Safe Water Network Partners With EWB-USA On Water Project In Ghana
The following content was contributed by J.O. Haselhoef on behalf of Engineers Without Borders-USA.
Linda Avadza walked the 500 yards with her baby still wrapped to her back to the water stand in her Labolabo, Ghana, neighborhood. She balanced an empty plastic bucket on her head, stepped onto the clean concrete pad, and affixed a round tag to the stand’s exterior. Within a moment, water gushed out of the overhead tap directly into her bucket. She stood there for just over a minute and knew from her finger tips placed on the bucket’s edge and the weight (now, over 40 pounds) that it was full. She stopped the flow of water by removing the tag, which contained electronically-stored information, that was linked to her mobile money account through her phone. The water supplier, Safe Water Network, automatically deducted from her account five cents for the five gallons. She stepped off the platform and headed home to her husband, her other two children, and their grandmother.
Safe Water Network would later meet with Linda’s community to say that technicians would soon lay pipe to provide water connections directly to their households. That $80 hookup, payable through a low-cost, long-term e-loan, would eliminate Linda’s ten daily walks to the water stand.

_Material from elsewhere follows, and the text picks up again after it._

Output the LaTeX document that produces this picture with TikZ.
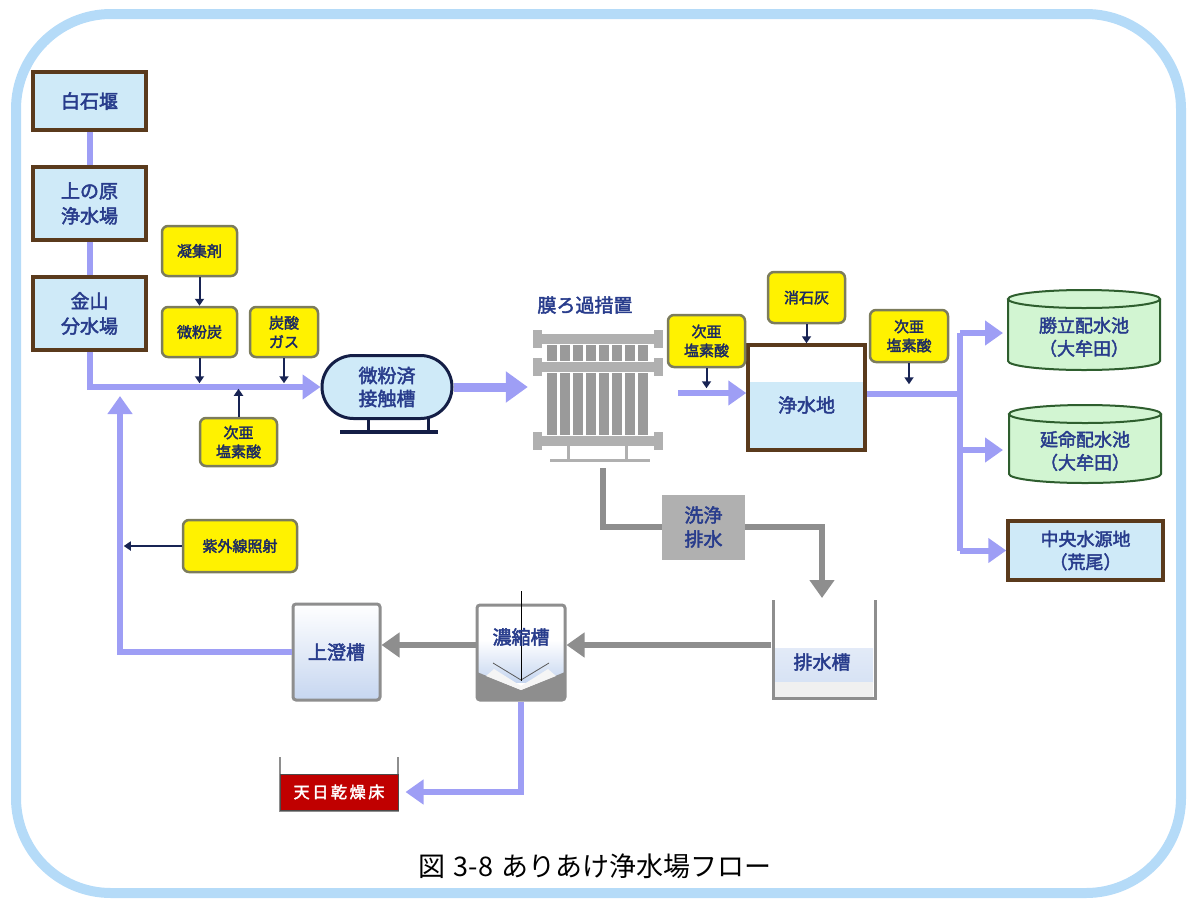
\documentclass[tikz,border=0pt]{standalone}
\usepackage{fontspec}
\setmainfont{Noto Sans CJK JP}
\newfontfamily\jpbold[FakeBold=2.4]{Noto Sans CJK JP}
\usetikzlibrary{arrows.meta, shapes.misc, calc}

\definecolor{frameblue}{HTML}{B5DBF8}
\definecolor{pipeblue}{HTML}{9E9EF5}
\definecolor{tankfill}{HTML}{CFEAF8}
\definecolor{boxbrown}{HTML}{5A3A1C}
\definecolor{labelblue}{HTML}{283C8C}
\definecolor{chemborder}{HTML}{7C7C5C}
\definecolor{filtergray}{HTML}{B0B0B0}
\definecolor{modulegray}{HTML}{9A9A9A}
\definecolor{drainline}{HTML}{8E8E8E}
\definecolor{poolgreen}{HTML}{D2F5D2}
\definecolor{poolborder}{HTML}{2E5E2E}
\definecolor{bedred}{HTML}{C00000}
\definecolor{clearblue}{HTML}{C6D6F0}

\tikzset{
  site/.style={draw=boxbrown, line width=3.5pt, fill=tankfill, text=labelblue,
    font=\jpbold\fontsize{19}{25}\selectfont, align=center, inner sep=0pt},
  chem/.style={draw=chemborder, line width=2.5pt, fill=yellow, rounded corners=6pt,
    text=labelblue!70!black, font=\jpbold\fontsize{15}{19}\selectfont,
    align=center, inner sep=0pt},
  tank/.style={draw=drainline, line width=3pt, rounded corners=3pt, inner sep=0pt},
  tanklabel/.style={text=labelblue, font=\jpbold\fontsize{19}{23}\selectfont, align=center},
  pipe/.style={draw=pipeblue, line width=6pt},
  flow/.style={pipe, -{Triangle[length=18pt,width=24pt]}},
  dose/.style={draw=labelblue!60!black, line width=2pt, -{Triangle[length=7pt,width=9pt]}},
  drain/.style={draw=drainline, line width=6pt, -{Triangle[length=18pt,width=24pt]}},
}

\begin{document}
\begin{tikzpicture}[x=1pt,y=-1pt]
\useasboundingbox (0,0) rectangle (1190,900);
\draw[frameblue, line width=10pt, rounded corners=95pt] (16,14) rectangle (1181,893);

% intake side
\node[site, minimum width=113, minimum height=58] (shiraishi) at (89.5,101) {白石堰};
\node[site, minimum width=113, minimum height=73] (uenohara) at (89.5,203.5) {上の原\\浄水場};
\node[site, minimum width=113, minimum height=73] (kanayama) at (89.5,313.5) {金山\\分水場};
\draw[pipe] (shiraishi.south) -- (uenohara.north);
\draw[pipe] (uenohara.south) -- (kanayama.north);

% chemicals before the contact tank
\node[chem, minimum width=75, minimum height=50] (coag) at (199.5,251) {凝集剤};
\node[chem, minimum width=75, minimum height=50] (carbon) at (199.5,332) {微粉炭};
\node[chem, minimum width=68, minimum height=50] (co2) at (284,332) {炭酸\\ガス};
\node[chem, minimum width=77, minimum height=48] (hypoA) at (238.5,442) {次亜\\塩素酸};

% contact tank
\node[draw=labelblue!50!black, line width=3pt, fill=tankfill, rounded rectangle,
  minimum width=130, minimum height=63, inner sep=0pt, text=labelblue,
  font=\jpbold\fontsize{19}{23}\selectfont, align=center] (contact) at (387,387) {微粉済\\接触槽};
\draw[labelblue!50!black, line width=3pt] (368,418) -- (368,432) (428,418) -- (428,432);
\draw[labelblue!50!black, line width=4pt] (340,432) -- (438,432);

\draw[flow] (kanayama.south) |- (contact.west);
\draw[dose] (coag) -- (carbon);
\draw[dose] (carbon.south) -- ++(0,25);
\draw[dose] (co2.south) -- ++(0,25);
\draw[dose] (hypoA.north) -- ++(0,-28);

% membrane unit
\node[minimum width=130, minimum height=130, inner sep=0pt] (membrane) at (598,395) {};
\node[tanklabel] (memlabel) at (585,305) {膜ろ過措置};
\foreach \y in {339,367,441} {
  \fill[filtergray] (538,\y-5) rectangle (658,\y+5);
  \fill[filtergray] (533,\y-9) rectangle (542,\y+9);
  \fill[filtergray] (654,\y-9) rectangle (663,\y+9);
}
\foreach \i in {0,...,7} {
  \fill[modulegray] (547+\i*13,345) rectangle (557+\i*13,361);
  \fill[modulegray] (547+\i*13,373) rectangle (557+\i*13,435);
}
\draw[filtergray, line width=3pt] (568,446) -- (568,460) (626,446) -- (626,460);
\draw[filtergray, line width=3pt] (550,460) -- (650,460);
\draw[flow, line width=9pt, -{Triangle[length=22pt,width=30pt]}, shorten >=5pt]
  (contact.east) -- (contact.east -| membrane.west);

% backwash water
\node[fill=filtergray, minimum width=83, minimum height=65, inner sep=0pt, text=labelblue,
  font=\jpbold\fontsize{19}{24}\selectfont, align=center] (wash) at (703.5,527) {洗浄\\排水};
\coordinate (memdrain) at (603,468);
\coordinate (pitin) at (822,598);
\draw[draw=drainline, line width=6pt] (memdrain) |- (wash.west);
\draw[drain] (wash.east) -| (pitin);

% clear water reservoir
\fill[tankfill] (750,382) rectangle (863,448);
\node[site, fill=none, minimum width=117, minimum height=105] (purewater) at (806.5,397.5) {};
\node[tanklabel] (purelabel) at (806.5,405) {浄水地};
\node[chem, minimum width=77, minimum height=52] (hypoB) at (706.5,341) {次亜\\塩素酸};
\node[chem, minimum width=77, minimum height=51] (lime) at (806.5,297.5) {消石灰};
\node[chem, minimum width=78, minimum height=52] (hypoC) at (909,336) {次亜\\塩素酸};
\coordinate (memout) at (678,393);
\draw[flow] (memout) -- (memout -| purewater.west);
\draw[dose] (hypoB.south) -- ++(0,20);
\draw[dose] (lime.south) -- (purewater.north -| lime.south);
\draw[dose] (hypoC.south) -- ++(0,21);

% distribution reservoirs
\foreach \cx/\top/\bot in {1084/299/361, 1085/414/474} {
  \fill[poolgreen] (\cx-76,\top) -- (\cx-76,\bot)
    arc[start angle=180, end angle=360, x radius=76pt, y radius=9pt]
    -- (\cx+76,\top) -- cycle;
  \fill[poolgreen] (\cx,\top) ellipse [x radius=76pt, y radius=9pt];
  \draw[poolborder, line width=2pt] (\cx,\top) ellipse [x radius=76pt, y radius=9pt];
  \draw[poolborder, line width=2pt] (\cx-76,\top) -- (\cx-76,\bot)
    arc[start angle=180, end angle=360, x radius=76pt, y radius=9pt] -- (\cx+76,\top);
}
\node[tanklabel, font=\jpbold\fontsize{18}{23}\selectfont] (shoritsu) at (1084,337) {勝立配水池\\（大牟田）};
\node[tanklabel, font=\jpbold\fontsize{18}{23}\selectfont] (enmei) at (1085,451) {延命配水池\\（大牟田）};
\node[site, minimum width=155, minimum height=59, font=\jpbold\fontsize{18}{23}\selectfont] (chuo) at (1085.5,550.5) {中央水源地\\（荒尾）};
\coordinate (shoritsuin) at (1003,333);
\coordinate (enmeiin) at (1003,450);
\draw[pipe] (purewater.east |- 0,394) -- (960,394) coordinate (split);
\draw[pipe] (split |- shoritsuin) -- (split |- chuo.west);
\draw[flow] (split |- shoritsuin) -- (shoritsuin);
\draw[flow] (split |- enmeiin) -- (enmeiin);
\draw[flow] (split |- chuo.west) -- (chuo.west);

% sludge treatment
\node[tank, minimum width=87, minimum height=96, top color=white, bottom color=clearblue,
  text=labelblue, font=\jpbold\fontsize{19}{23}\selectfont] (clear) at (336.5,652) {\raisebox{-12pt}{上澄槽}};
\shade[top color=white, bottom color=clearblue] (477,640) rectangle (565,682);
\fill[drainline] (477,672) -- (521,690) -- (565,672) -- (565,700) -- (477,700) -- cycle;
\fill[gray!8] (494,669) -- (521,686) -- (548,669) -- (556,676) -- (521,690) -- (486,676) -- cycle;
\draw[gray!70!black, line width=0.8pt] (493,663) -- (521,680) -- (549,663);
\node[tank, minimum width=88, minimum height=95] (thick) at (521,652.5) {};
\draw[black, line width=0.8pt] (521,591) -- (521,681);
\node[tanklabel] (thicklabel) at (521,637) {濃縮槽};

\shade[top color=clearblue!50, bottom color=clearblue!70] (775,648) rectangle (873,682);
\fill[gray!12] (775,682) rectangle (873,697);
\draw[drainline, line width=3pt] (773,600) -- (773,698) -- (875,698) -- (875,600);
\node[tanklabel] (drainpit) at (822,662) {排水槽};
\coordinate (pitout) at (771,645);
\draw[drain] (pitout) -- (thick.east |- pitout);
\draw[drain] (thick.west |- pitout) -- (clear.east |- pitout);

\draw[drainline, line width=2.5pt] (280,757) -- (280,811) -- (398,811) -- (398,757);
\node[fill=bedred, draw=gray!60!black, line width=1pt, minimum width=118, minimum height=36,
  inner sep=0pt, text=white, font=\jpbold\fontsize{16}{20}\selectfont] (drybed) at (339,792) {天\,日\,乾\,燥\,床};
\draw[flow, shorten >=7pt] (thick.south) |- (drybed.east);

% return line
\node[chem, minimum width=114, minimum height=52] (uv) at (240,546) {紫外線照射};
\coordinate (returntop) at (120,396);
\draw[flow] (clear.west) -| (returntop);
\draw[dose] (uv.west) -- ++(-58,0);

\node[font=\fontsize{27}{30}\selectfont] (caption) at (595,866) {図\hspace{8pt}3-8\hspace{8pt}ありあけ浄水場フロー};
\end{tikzpicture}
\end{document}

There was an additional advantage to having a household connection: studies confirm the more that clean water is available, the more it is consumed. Users who drink the water expand its use, first to cooking and eventually to bathing. The more water a family uses, the better that family’s health.
“Making water clean is not cheap and it’s not easy,” said Joseph Owusu-Ansah of Safe Water Network in Ghana. Each part of the clean water process requires time, effort and commitment—from the initial piping of the water from its source, through testing of taste, odor, clarity, and residual chlorine, to ensuring it flows at an optimal rate. In addition, the organization must engage with residents to emphasize the ways in which clean water ensures health among their families.
In 2016, the Safe Water Network partnered with Engineers Without Borders-USA (EWB-USA), a nonprofit that connects the world-class problem-solving skills of its most seasoned volunteers to organizations in the international development sector. EWB-USA helped initiate the household connection program with an engineering and feasibility study.
In 2017, the Conrad N. Hilton Foundation funded EWB-USA to help implement the project. EWB-USA trained the Safe Water Network staff in both design and theory. They worked together to retrofit an area that already had water stands and, once construction finished, EWB-USA reviewed its effectiveness.
The partners are now completing the project. EWB-USA will work with Safe Water Network to design and survey a new site and train its staff on the maintenance of the solar-driven pumps that bring water from the source.
The partnership expects the number of household connections to double during the next five years. Linda Avadza hopes hers will be one of those homes.